You do not need knowledge and understanding to benefit from the Divine Service. You can follow along without knowing the history or having full comprehension of the mystery that is witnessed and manifested in the efficacious Word and the life-giving food of the Eucharist. Again, my point is not to suggest that knowledge and understanding are bad but neither are they the ultimate goal of our life in Christ, gathered around His Word and Table. Nor are knowledge and understanding the prerequisites of virtue -- of God bearing good fruit in the lives of His baptized and believing children. Hate me for saying it but sometimes knowledge and understanding are overrated. But faith and repentance are underrated. A little something for you to chew on today. Don't hate me for it.
2 comments:
Not your best article, pastor. Knowledge and understanding, and Godly discernment are virtues imparted by the Holy Spirit, and they separate us from the beasts,
Timothy Carter commented: August 23, 2021
Excellent Blog, Pastor.
You wrote: “We dare not equate knowledge and understanding with faith.... the ultimate goal of our life in Christ is to be gathered around His Word and Table.
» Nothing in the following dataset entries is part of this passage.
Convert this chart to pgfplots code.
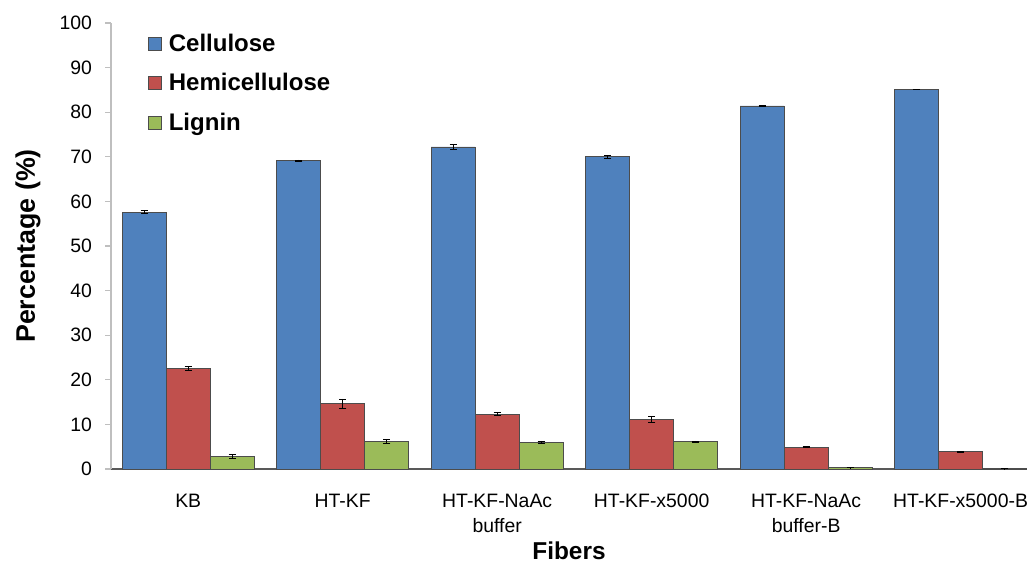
\documentclass[border=0pt]{standalone}
\usepackage{pgfplots}
\pgfplotsset{compat=1.18}
\usepackage{fontspec}
\setmainfont{Liberation Sans}
\definecolor{cellblue}{HTML}{4F81BD}
\definecolor{hemired}{HTML}{C0504D}
\definecolor{ligngreen}{HTML}{9BBB59}
\definecolor{axisgray}{HTML}{BFBFBF}
\begin{document}
\begin{tikzpicture}
\begin{axis}[
  name=main,
  scale only axis,
  width=458pt, height=223pt,
  ybar=0pt, bar width=22pt,
  xmin=-0.5, xmax=5.43,
  ymin=0, ymax=100,
  ytick={0,10,...,100},
  xtick={0,1,2,3,4,5},
  xticklabels={KB, HT-KF, {HT-KF-NaAc\\buffer}, HT-KF-x5000, {HT-KF-NaAc\\buffer-B}, HT-KF-x5000-B},
  xticklabel style={align=center, font=\fontsize{9.7}{12.5}\selectfont, yshift=-6pt},
  yticklabel style={font=\fontsize{9.7}{10}\selectfont, xshift=-3pt},
  /pgf/number format/assume math mode=true,
  axis x line=bottom, axis y line=left,
  axis line style={axisgray, line width=0.8pt, -},
  x axis line style={draw=gray!70!black},
  major tick length=3pt,
  xtick style={draw=none},
  ytick style={axisgray, line width=0.6pt},
  tick align=outside,
  ylabel={\textbf{Percentage (\%)}},
  ylabel style={at={(rel axis cs:0,0.5)}, anchor=center, yshift=41.5pt, font=\fontsize{13.4}{14}\selectfont},
  xlabel={\textbf{Fibers}},
  xlabel style={at={(rel axis cs:0.5,0)}, anchor=center, yshift=-41pt, font=\fontsize{12.2}{13}\selectfont},
  legend style={at={(rel axis cs:0.04,0.985)}, anchor=north west, draw=none, fill=none,
    font=\fontsize{12}{12}\bfseries, row sep=5.5pt, inner sep=0pt,
    nodes={inner xsep=3.5pt}},
  legend image code/.code={\draw[#1, draw=gray!60!black, line width=0.4pt] (0pt,-3pt) rectangle (6.5pt,3.5pt);},
  legend cell align=left,
  every axis plot/.append style={draw=gray!60!black, line width=0.4pt},
  error bars/error bar style={black, line width=0.4pt},
  error bars/error mark options={rotate=90, mark size=1.8pt, black, line width=0.4pt},
]
% Cellulose
\addplot[fill=cellblue, error bars/.cd, y dir=both, y explicit] coordinates {
  (0,57.6) +- (0,0.3)
  (1,69.1) +- (0,0.2)
  (2,72.2) +- (0,0.5)
  (3,70.0) +- (0,0.3)
  (4,81.4) +- (0,0.15)
  (5,85.1) +- (0,0.05)
};
% Hemicellulose
\addplot[fill=hemired, error bars/.cd, y dir=both, y explicit] coordinates {
  (0,22.6) +- (0,0.4)
  (1,14.6) +- (0,1.1)
  (2,12.3) +- (0,0.3)
  (3,11.1) +- (0,0.6)
  (4,4.9) +- (0,0.1)
  (5,3.9) +- (0,0.1)
};
% Lignin
\addplot[fill=ligngreen, error bars/.cd, y dir=both, y explicit] coordinates {
  (0,2.8) +- (0,0.5)
  (1,6.2) +- (0,0.5)
  (2,6.0) +- (0,0.3)
  (3,6.1) +- (0,0.2)
  (4,0.3) +- (0,0.05)
  (5,0.1) +- (0,0.02)
};
\legend{Cellulose, Hemicellulose, Lignin}
\end{axis}
\pgfresetboundingbox
\path ([shift={(-55.5pt,-47pt)}]main.south west) rectangle ([shift={(1pt,11.5pt)}]main.north east);
\end{tikzpicture}
\end{document}
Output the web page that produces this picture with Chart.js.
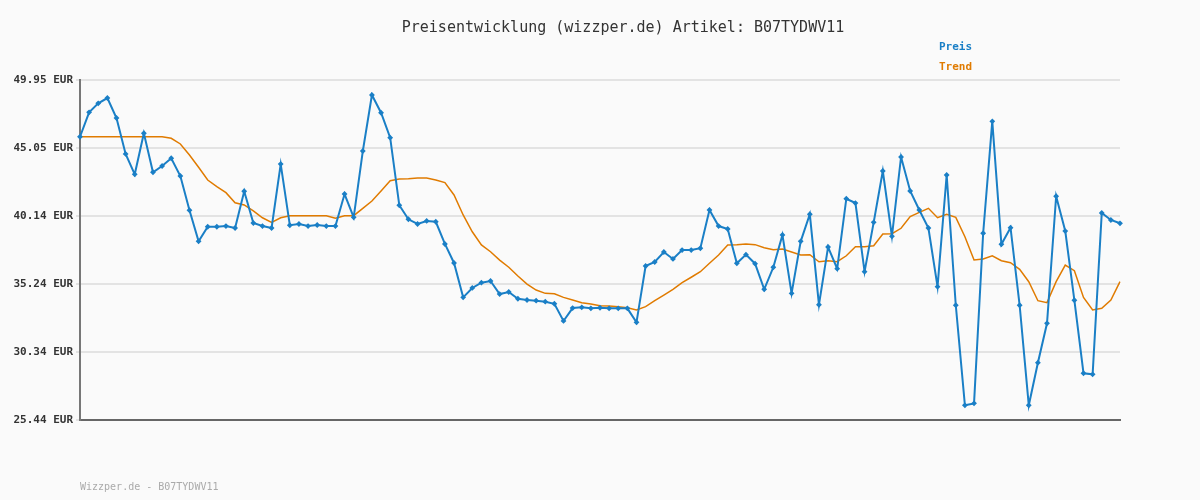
<html>
<body style="margin:0;background:#fafafa">
<div style="width:1200px;height:500px"><canvas id="myChart"></canvas></div>
<script src="https://cdn.jsdelivr.net/npm/chart.js@4/dist/chart.umd.min.js"></script>
<script>
var yTicks = [25.44, 30.34, 35.24, 40.14, 45.05, 49.95];
var preis = [45.86,47.62,48.27,48.65,47.21,44.62,43.15,46.11,43.30,43.75,44.31,43.03,40.56,38.32,39.37,39.37,39.42,39.28,41.93,39.64,
39.42,39.28,43.89,39.48,39.57,39.42,39.50,39.42,39.42,41.73,40.05,44.83,48.87,47.59,45.79,40.92,39.91,39.57,39.79,39.73,
38.13,36.76,34.28,34.96,35.34,35.46,34.52,34.67,34.18,34.09,34.04,33.97,33.82,32.58,33.51,33.56,33.49,33.53,33.49,33.49,
33.49,32.48,36.54,36.83,37.55,37.05,37.69,37.69,37.82,40.58,39.42,39.21,36.74,37.36,36.71,34.86,36.45,38.78,34.57,38.32,
40.27,33.75,37.91,36.35,41.39,41.08,36.13,39.69,43.39,38.68,44.40,41.95,40.58,39.28,35.05,43.10,33.71,26.50,26.64,38.90,
46.97,38.11,39.30,33.71,26.50,29.57,32.41,41.57,39.06,34.07,28.81,28.73,40.36,39.86,39.62];
var trend = [45.86,45.86,45.86,45.86,45.86,45.86,45.86,45.86,45.86,45.86,45.75,45.34,44.54,43.66,42.74,42.26,41.83,41.10,40.94,40.51,
40.02,39.69,40.02,40.17,40.17,40.17,40.17,40.17,39.98,40.17,40.17,40.70,41.23,41.95,42.69,42.81,42.84,42.89,42.89,42.74,
42.55,41.66,40.22,39.01,38.06,37.57,36.97,36.45,35.82,35.24,34.81,34.57,34.54,34.28,34.09,33.90,33.80,33.68,33.66,33.61,
33.53,33.37,33.61,34.04,34.45,34.86,35.34,35.73,36.13,36.74,37.33,38.06,38.08,38.13,38.08,37.86,37.72,37.77,37.55,37.33,
37.36,36.85,36.92,36.85,37.28,37.93,37.93,38.00,38.85,38.87,39.26,40.10,40.41,40.70,40.02,40.27,40.05,38.65,36.97,37.05,
37.28,36.92,36.78,36.30,35.41,34.04,33.90,35.41,36.61,36.20,34.28,33.37,33.49,34.09,35.41];
var labels = preis.map(function (v, i) { return i + 1; });

var textPlugin = {
    id: 'texts',
    afterDraw: function (chart) {
        var ctx = chart.ctx;
        ctx.save();
        ctx.textBaseline = 'middle';
        ctx.font = '15px "DejaVu Sans Mono"';
        ctx.fillStyle = '#333';
        ctx.textAlign = 'center';
        ctx.fillText('Preisentwicklung (wizzper.de) Artikel: B07TYDWV11', 623, 28);
        ctx.textAlign = 'left';
        ctx.font = 'bold 11px "DejaVu Sans Mono"';
        ctx.fillStyle = '#1a7fc6';
        ctx.fillText('Preis', 939, 47);
        ctx.fillStyle = '#e07b00';
        ctx.fillText('Trend', 939, 67);
        ctx.font = '10px "DejaVu Sans Mono"';
        ctx.fillStyle = '#aaa';
        ctx.fillText('Wizzper.de - B07TYDWV11', 80, 487);
        ctx.restore();
    }
};

var ctx = document.getElementById('myChart').getContext('2d');
var chart = new Chart(ctx, {
    type: 'line',
    data: {
        labels: labels,
        datasets: [
            {
                label: 'Preis',
                data: preis,
                borderColor: '#1a7fc6',
                backgroundColor: '#1a7fc6',
                borderWidth: 2,
                pointStyle: 'rectRot',
                pointRadius: 1.5,
                tension: 0
            },
            {
                label: 'Trend',
                data: trend,
                borderColor: '#e07b00',
                borderWidth: 1.5,
                pointRadius: 0,
                tension: 0
            }
        ]
    },
    options: {
        responsive: true,
        maintainAspectRatio: false,
        animation: false,
        layout: { padding: { left: 0, right: 80, top: 80, bottom: 80 } },
        plugins: { legend: { display: false }, tooltip: { enabled: false } },
        scales: {
            x: {
                offset: false,
                ticks: { display: false },
                grid: { display: false },
                border: { color: '#666', width: 2 },
                afterFit: function (s) { s.height = 0; }
            },
            y: {
                min: 25.44,
                max: 49.95,
                afterBuildTicks: function (s) { s.ticks = yTicks.map(function (v) { return { value: v }; }); },
                ticks: {
                    color: '#333',
                    font: { family: 'DejaVu Sans Mono', size: 11, weight: 'bold' },
                    callback: function (v) { return v.toFixed(2) + ' EUR'; }
                },
                grid: { color: '#e3e3e3', lineWidth: 2, tickLength: 4 },
                border: { color: '#777', width: 2 },
                afterFit: function (s) { s.width = 80; }
            }
        }
    },
    plugins: [textPlugin]
});
</script>
</body>
</html>
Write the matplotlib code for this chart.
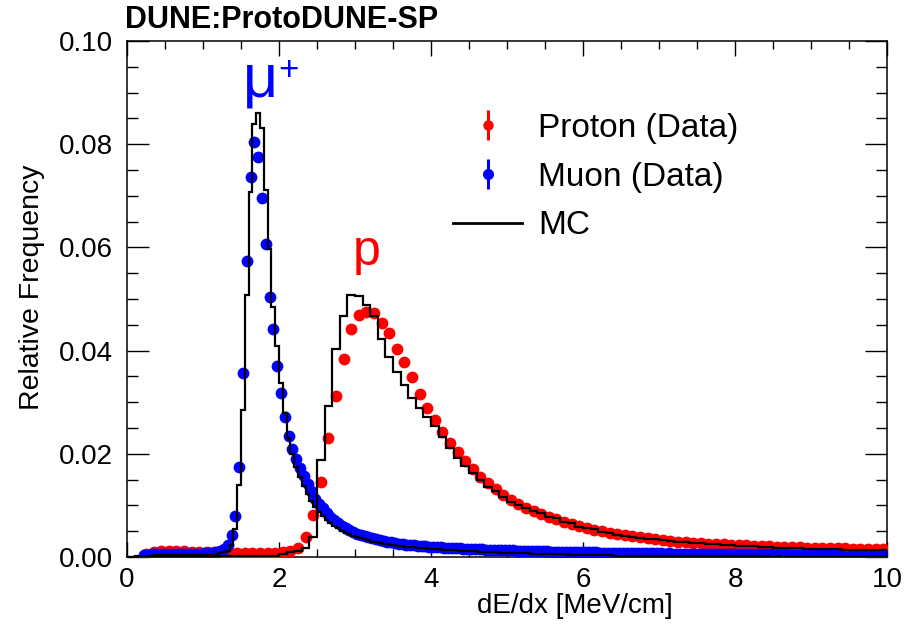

Truth be told, I still think that memorizing the Catechism, hymns, liturgy, and prayers are among the most valuable disciplines to strengthen the faith.”
I remember in 1963 being forced by Pastor Charles Nenow to memorize “I believe that I cannot of my own reason or strength come to Jesus Christ or believe in Him, but that the Holy Spirit has called me by the Gospel, enlightened me with His gifts and keeps me in the true Christian faith.” Betty Layman taught me in Youth Choir to love the Liturgy and love Hymns and to listen to their powerful messages.
I left the church at age 18 when I saw the local church crucify a good pastor (plus I had discovered woman, drink and college to show me how superior I was to those bumpkins around me.) By age 30, Pastor Nenow’s sound, Confessional teachings came back to haunt me: the words he had made me memorize were true ad reflected the meanness and hurt I found in the world and in myself. I returned to the church in 1984, became a Commissioned Deacon in 2009 and today still take great comfort in the Catechism, the Hymns and the Liturgy…and great comfort in reading your blog daily.
“Truth be told, I still think that memorizing the Catechism, hymns, liturgy, and prayers are among the most valuable disciplines to strengthen the faith.”
Thank you, Pastor.
Timothy Carter, simple country Deacon, Kingsport, TN.